The compromise on principle ultimately did the Rutherford attorneys no good because the district court, following multiple Supreme Court precedents, found that the forum where the “speech” was to be broadcast constituted a “limited public forum,” and that the school district had placed a “reasonable” restriction on the kind of music that could be played in light of the purpose of the graduation ceremony.  The Supreme Court in its infinite wisdom has not only expanded the definition of speech, it has also conjured up no less than four different categories (called “forums”) under which different rules apply for government restrictions on speech.  There are public forums, designated public forums, limited public forums, and non-public forums.  The level of government regulation on speech permitted in each kind of forum operates on a spectrum: from very minimal restrictions in public forums (such as parks and sidewalks) to tight restrictions in non-public forums (such as government offices, prisons, and courthouses). 

Nurre’s attorneys argued that the graduation ceremony was a “limited public forum,” and the district court agreed.  A limited public forum is a non-public forum that the government has intentionally opened to certain groups or for the discussion of certain topics.  In a limited public forum, restrictions on speech are permitted so long as they are “viewpoint neutral” and “reasonable” in light of the purpose served by the forum.  Much like the Lemon test in Establishment Clause cases, the limited public forum test gives the judge so much leeway that it is quite difficult to say when the court’s decision is incorrect as a matter of law.  Very few restrictions do not meet the requirement of being “reasonable,” and “viewpoint neutrality” really depends upon your point of view. 

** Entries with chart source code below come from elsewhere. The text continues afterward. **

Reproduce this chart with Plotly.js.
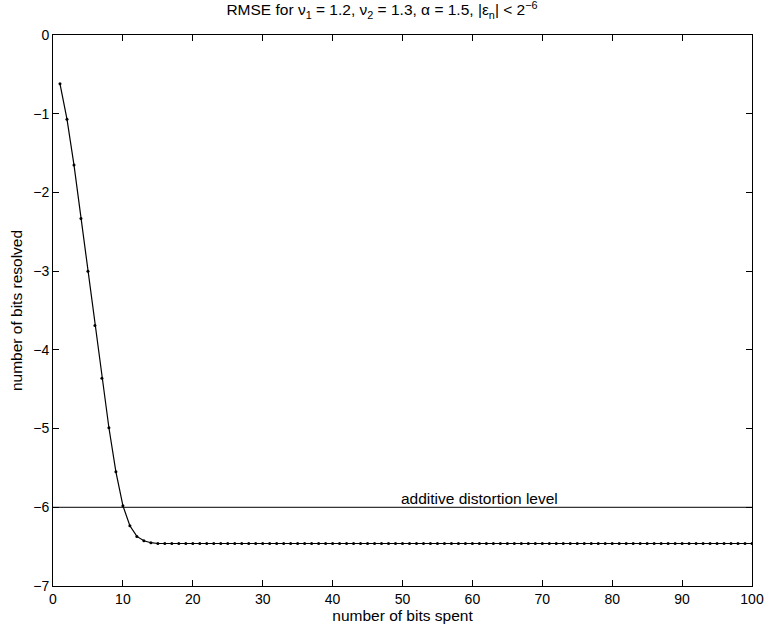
<!DOCTYPE html>
<html>
<head>
<meta charset="utf-8">
<script src="https://cdn.plot.ly/plotly-3.0.1.min.js"></script>
<style>body{margin:0;padding:0;background:#fff;}#chart{width:764px;height:632px;}</style>
</head>
<body>
<div id="chart"></div>
<script>
const bitsSpent = [];
for (let i = 1; i <= 100; i++) bitsSpent.push(i);
const bitsResolvedHead = [-0.62, -1.07, -1.65, -2.33, -3.00, -3.69, -4.36, -4.99, -5.55, -5.98,
  -6.235, -6.37, -6.425, -6.45, -6.46];
const plateauValue = -6.46;
const bitsResolved = bitsSpent.map((x, i) => i < bitsResolvedHead.length ? bitsResolvedHead[i] : plateauValue);
const levelX = [0, 100];
const levelY = [-6, -6];
const levelLabel = "additive distortion level";
const xTicks = [0, 10, 20, 30, 40, 50, 60, 70, 80, 90, 100];
const yTicks = [-7, -6, -5, -4, -3, -2, -1, 0];

const family = "Liberation Sans, Arial, Helvetica, sans-serif";
const tickFont = {family: family, size: 14, color: "#000"};
const labelFont = {family: family, size: 15.5, color: "#000"};

const traces = [
  {x: levelX, y: levelY, mode: "lines", line: {color: "#000", width: 1}, hoverinfo: "skip", showlegend: false},
  {x: bitsSpent, y: bitsResolved, mode: "lines+markers", line: {color: "#000", width: 1.2},
   marker: {color: "#000", size: 3}, showlegend: false}
];

const axisCommon = {
  showline: true, linecolor: "#000", linewidth: 1, mirror: "allticks",
  ticks: "inside", ticklen: 6, tickcolor: "#000", tickwidth: 1,
  showgrid: false, zeroline: false, tickfont: tickFont
};

const layout = {
  width: 764, height: 632,
  margin: {l: 53, r: 12, t: 35, b: 46},
  paper_bgcolor: "#fff", plot_bgcolor: "#fff",
  font: labelFont,
  title: {text: "RMSE for ν<sub>1</sub> = 1.2, ν<sub>2</sub> = 1.3, α = 1.5, |ε<sub>n</sub>| < 2<sup>−6</sup>",
          font: labelFont, x: 0.5, xanchor: "center", y: 0.993, yanchor: "top"},
  xaxis: Object.assign({}, axisCommon, {range: [0, 100], tickvals: xTicks,
    title: {text: "number of bits spent", font: labelFont, standoff: 2}}),
  yaxis: Object.assign({}, axisCommon, {range: [-7, 0], tickvals: yTicks,
    title: {text: "number of bits resolved", font: labelFont, standoff: 6}}),
  annotations: [{x: 61, y: -6, xref: "x", yref: "y", text: levelLabel, showarrow: false,
    yanchor: "bottom", xanchor: "center", font: labelFont, yshift: -2}]
};

Plotly.newPlot("chart", traces, layout, {displayModeBar: false, staticPlot: true});
</script>
</body>
</html>
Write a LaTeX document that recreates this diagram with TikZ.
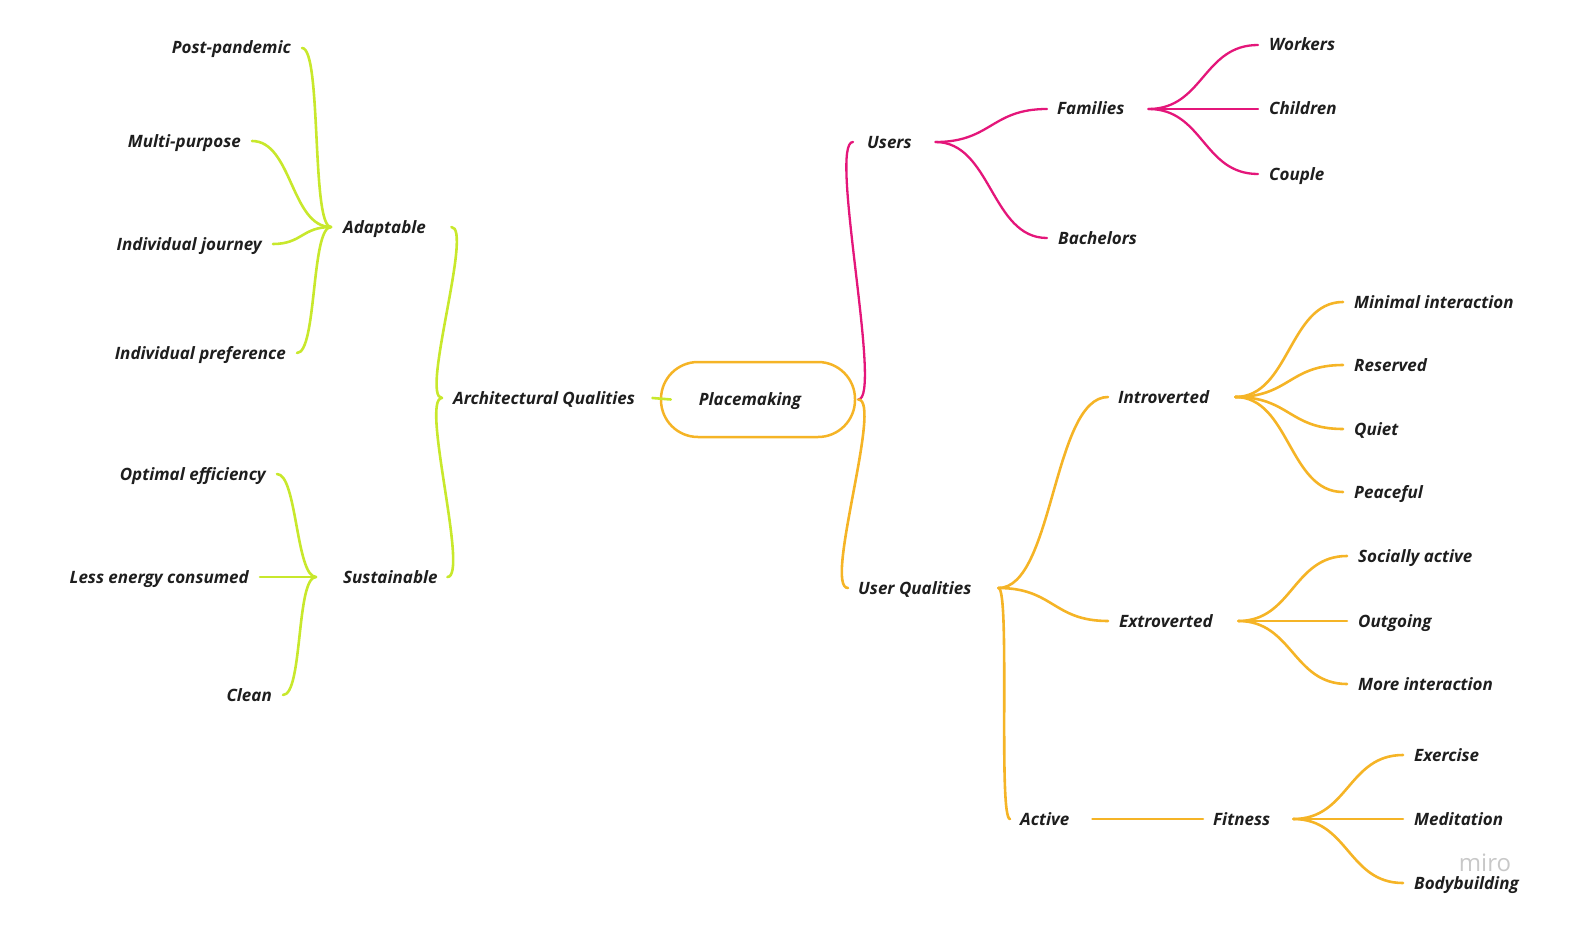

This case is a perfect example of the pliable nature of the test: how can it be said that prohibiting religious messages at a graduation ceremony is unreasonable any more than the Establishment Clause requirement that everything be “secular” in nature?  The district court concluded that the school district’s prohibition on religion in the graduation ceremony was “viewpoint neutral” because it did not “discriminate against a specific religious sect or creed.”  From a certain point of view, albeit a very technical one, this makes sense.  But given that the Supreme Court has consistently held that neutrality in the Establishment Clause context means not only that the government cannot show favoritism between different religious sects but also between religion and “irreligion,” it seems hypocritical to claim in the Free Speech Clause context that viewpoint neutrality permits the government to single out religious speech for prohibition.

While Rutherford attorneys had a plausible argument that the school district’s prohibition was not viewpoint neutral, they never should have placed themselves in the position of resting their case on silly-putty judicial tests that can take any shape a judge chooses to fit the judge’s desired outcome.  As with their Establishment Clause arguments, they should not be shocked that they got burned when they played with the fire of judicial whims. 

E) Conclusion

The point of all of this is that Nurre’s case should not have been in court at all because, as poor as the school district’s decision was, it did not violate the First Amendment to the U.S. Constitution.  Christian public interest attorneys debase their claims when the only arguments they make rely upon the fabricated musings of the U.S. Supreme Court because of all attorneys, we should be the ones standing on honest and true moral and legal principles.  The Constitution may not always get things right in terms of what it protects versus what it does not protect, but it is the law, and following it will, more often than not, maximize our liberty under law—including our religious liberty.  This is why the Foundation bases its arguments on the text of the Constitution, and it is how we tangibly and starkly differ from the rest of the Christian public interest legal world.  We may march to the beat of a different drummer, but since the drum is the U.S. Constitution, they are the ones who need to adjust their steps.